North Carolina’s per-pupil spending was even significantly outpaced by states like West Virginia ($12,375)  South Carolina ($11,532), and Alabama ($10,116). North Carolina came in $996 (or 9%) below the average reported for 17 southern states.

When one adjusts for inflation, the 2020 figure also represented a real dollar decline from the amount our state spent a decade ago, at the start of Republican rule at the North Carolina General Assembly. The per-pupil figure for North Carolina in 2010 — the year GOP majorities assumed control of the legislature — was $8,409. At the time, this was $2,206 (or 20.7%) below the national average of $10,615.  According to the Bureau of Labor Statistics inflation calculator, $8409 in September of 2010 was worth $10,020 in September of 2020 — $62 more than what the state actually spent.

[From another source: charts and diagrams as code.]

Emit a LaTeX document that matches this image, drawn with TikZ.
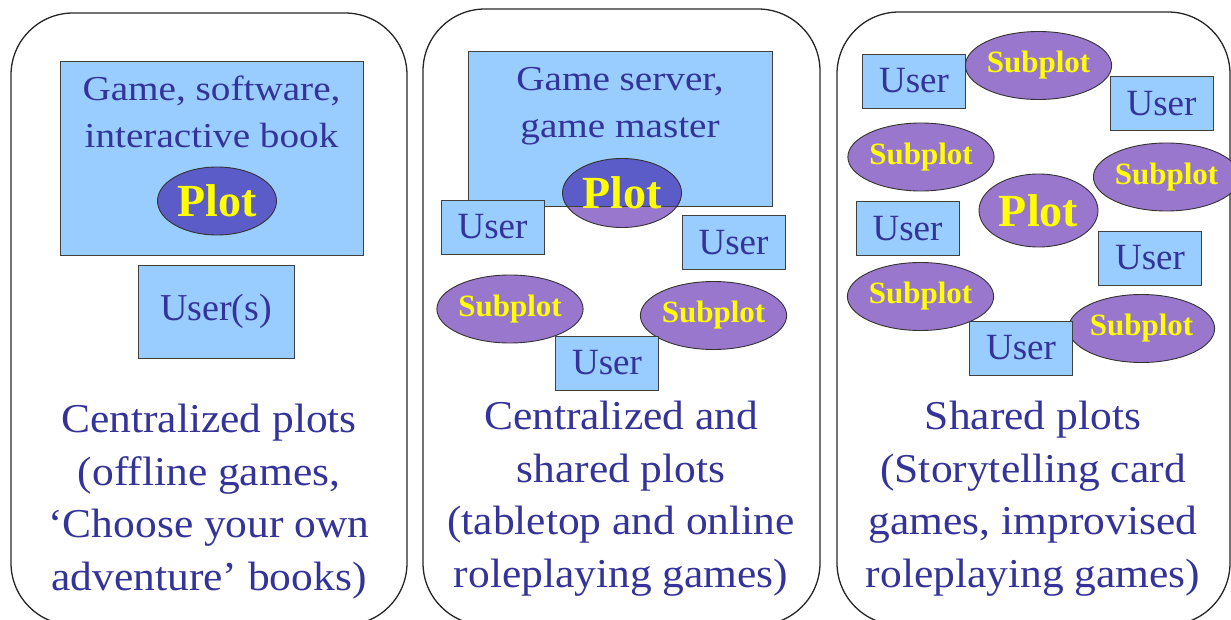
\documentclass[tikz,border=0pt]{standalone}
\usepackage{fontspec}
\setmainfont{Liberation Serif}
\newfontfamily\boxfont{Liberation Serif}[FakeStretch=1.12,Ligatures=TeX]
\newfontfamily\capfont{Liberation Serif}[FakeStretch=1.06,Ligatures=TeX]
\usetikzlibrary{shapes.geometric,positioning}

\definecolor{boxblue}{RGB}{153,204,255}
\definecolor{plotpurple}{RGB}{153,119,204}
\definecolor{plotdark}{RGB}{92,92,200}
\definecolor{textblue}{RGB}{51,51,153}
\definecolor{plotyellow}{RGB}{255,255,0}

\tikzset{
  panel/.style={draw=black!85, line width=1.3pt, rounded corners=62pt},
  bluebox/.style={draw=black!75, line width=0.9pt, fill=boxblue, inner sep=0pt},
  userbox/.style={bluebox, minimum width=103pt, minimum height=54pt, text=textblue, font=\fontsize{37}{42}\selectfont},
  plotnode/.style={ellipse, draw=black!80, line width=0.9pt, fill=plotpurple, inner sep=0pt, minimum width=119pt, minimum height=68pt, text=plotyellow, font=\bfseries\fontsize{46}{50}\selectfont},
  subplotnode/.style={plotnode, font=\bfseries\fontsize{31}{34}\selectfont},
  boxtext/.style={text=textblue, align=center, inner sep=0pt, font=\boxfont\fontsize{35}{47}\selectfont},
  caption/.style={text=textblue, align=center, inner sep=0pt, anchor=north, font=\capfont\fontsize{41}{52.5}\selectfont}
}

\begin{document}
\begin{tikzpicture}[x=1pt,y=-1pt]
\useasboundingbox (0,0) rectangle (1231,620);

%Panels
\draw[panel] (11,13) rectangle (407,625);
\draw[panel] (423,9) rectangle (820,625);
\draw[panel] (837,12) rectangle (1230,625);

%Centralized plots
\node[bluebox, minimum width=303pt, minimum height=194pt] (game) at (211.5,158) {};
\node[boxtext, below=15pt of game.north] (gametext) {Game, software,\\interactive book};
\node[plotnode, fill=plotdark] (plotA) at (217,201) {Plot};
\node[userbox, minimum width=156pt, minimum height=93pt, font=\fontsize{38}{42}\selectfont] (users) at (216,311.5) {User(s)};
\node[caption] (capA) at (209,404) {Centralized plots\\(offline games,\\‘Choose your own\\adventure’ books)};

%Centralized and shared plots
\node[bluebox, minimum width=304pt, minimum height=155pt] (server) at (620,128.5) {};
\node[boxtext, below=17pt of server.north] (servertext) {Game server,\\game master};
\node[plotnode, minimum height=69pt,
  path picture={\fill[plotdark] (server.north west) rectangle (server.south east);
    \draw[black!75, line width=0.9pt] (server.south west) -- (server.south east);}] (plotB) at (622,193) {Plot};
\node[userbox] (userA) at (492.5,227) {User};
\node[userbox] (userB) at (733.5,242.5) {User};
\node[subplotnode] (subA) at (510,309) {Subplot};
\node[subplotnode] (subB) at (713.5,315.5) {Subplot};
\node[userbox] (userC) at (607,363) {User};
\node[caption] (capB) at (621,401) {Centralized and\\shared plots\\(tabletop and online\\roleplaying games)};

%Shared plots
\node[userbox] (userD) at (914,81) {User};
\node[subplotnode] (subC) at (1038.5,65.5) {Subplot};
\node[userbox] (userE) at (1161.5,103.5) {User};
\node[subplotnode] (subD) at (921,157) {Subplot};
\node[subplotnode] (subE) at (1166.5,177) {Subplot};
\node[plotnode, minimum height=73pt] (plotC) at (1038.5,210.5) {Plot};
\node[userbox] (userF) at (907.5,228.5) {User};
\node[userbox] (userG) at (1150,258) {User};
\node[subplotnode] (subF) at (920.5,296.5) {Subplot};
\node[subplotnode] (subG) at (1141.5,328.5) {Subplot};
\node[userbox] (userH) at (1021,348) {User};
\node[caption] (capC) at (1033,401) {Shared plots\\(Storytelling card\\games, improvised\\roleplaying games)};

\end{tikzpicture}
\end{document}
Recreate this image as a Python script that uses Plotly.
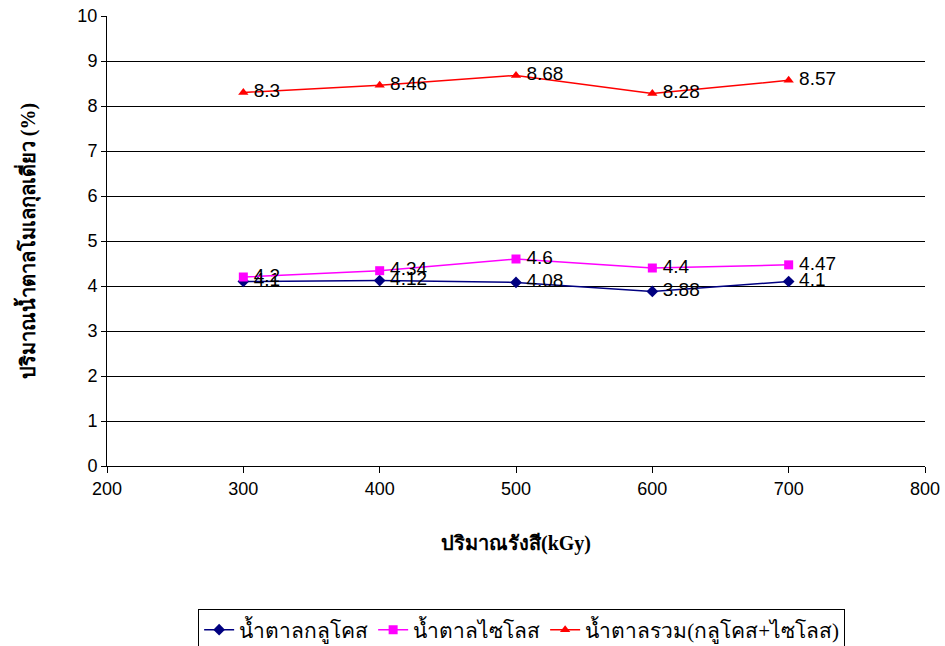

U.S. School System Current Spending Per Pupil by Region: Fiscal Year 2020[Source: U.S. Census Bureau]

In other words, not only did the state fall farther behind the rest of the country during the past decade, it actually suffered an absolute decline in the total inflation-adjusted per-pupil investment.

And, of course, this decline took place during a period in which North Carolina was subject to a constitutional mandate to provide every child in the state with access to a sound basic education — something that repeated court orders in the landmark Leandro case have determined requires significantly larger public investments.

The bottom line: While appropriations obviously don’t explain everything, it’s hard not to see this new report as just the latest in a long line of damning evidence that North Carolina is failing its children — especially in this era of large budget surpluses that would make it relatively easy to raise investments to (or even well-above) the national average.